We worked with a cyanide-based isocyanate.  One day a forklift hit a supply pipe, and leaked a couple of gallons on the floor.  Too important to go around, while two hazmat-suited workers cleaned it up, he ripped down the yellow HAZARD tape, and escorted three guys from head-office right through the middle.

We had had a hot, muggy summer, prior to the power outage.  We normally got two air-conditioned breaks in our eight-hour shifts of working with hot vinyl, but every previous manager had agreed to a third, when the weather got bad.  Not Bill!  No F**kin’ way!  A contract’s a contract!  Union executive contacted the Labor Board, who showed up with books of Government regs.  It was so hot and sticky that we had the legal right to a ten-minute break every hour….and Bill had to ensure it was given, and documented.

Eight PM on an August evening is not dark.  When the power died, we did what we could to prevent fires, and other problems, then trickled outside to sit on benches and picnic tables.  We’d been out there for about a half-hour, when our fearless leader showed up.  He checked that protocols had been followed, and gave us what information he had, and a little pep-talk about getting right back to work, as soon as the power came back on.

He took a couple of cell phone calls, and another half-hour later announced, “Well, I guess the power’s not coming back on.  You guys all go home.”  Somebody said, “Well, at least we get paid for the whole shift.” And Grumpy Smurf lashed out again.  “No F**kin’ way!  It’s not my fault the plant can’t run!  You don’t work, you don’t get paid!”
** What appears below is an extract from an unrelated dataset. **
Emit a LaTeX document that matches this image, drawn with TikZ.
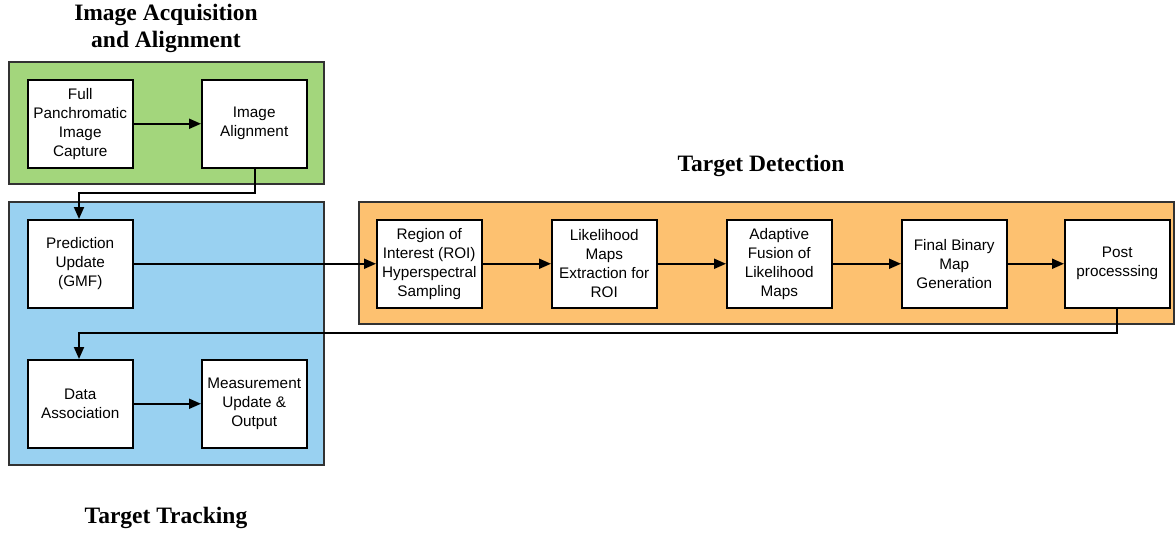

The next day, the union president visited him and showed him a copy of the contract, with a Short Workweek clause, which guaranteed that we would be paid from a special, slowly increasing fund.

I carefully drove 5 Km. home, through a city with neither traffic lights, nor streetlights.  I joined a wife and son in a living room well-stocked with candles, and indulged in more conversation than since the invention of TV.  Well after midnight, just as we were thinking of pulling out a board game, and playing Yahtzee or Monopoly by candlelight, civilization returned in a rush.

When the axe finally fell on me a year later, I tried to access the above fund, to top up my unemployment benefits but, being one of the last to go, I found it empty and plundered by those who had preceded me.  I needed to find a job, fast!

Bill was perhaps, the most ineffectual, adversarial Plant Manager I’d ever worked with.  The Peter Principle had allowed him to bob up to the level of his incompetence several times.  It didn’t take a power stoppage to show that he was uninformed, and poorly trained for his position.  He was in the dark, even before the lights went out, and he kept those around him in the same condition.

Previous corporate decisions and policies had already doomed my plant and my job, but Billy-boy didn’t do them any extra favors.

Where were you when the lights went out?  In a part of the country or the world where you didn’t even notice?  Did you, or someone you know, have a baby nine months later?  A lot of folks did!  No Yahtzee boards or candles, I guess.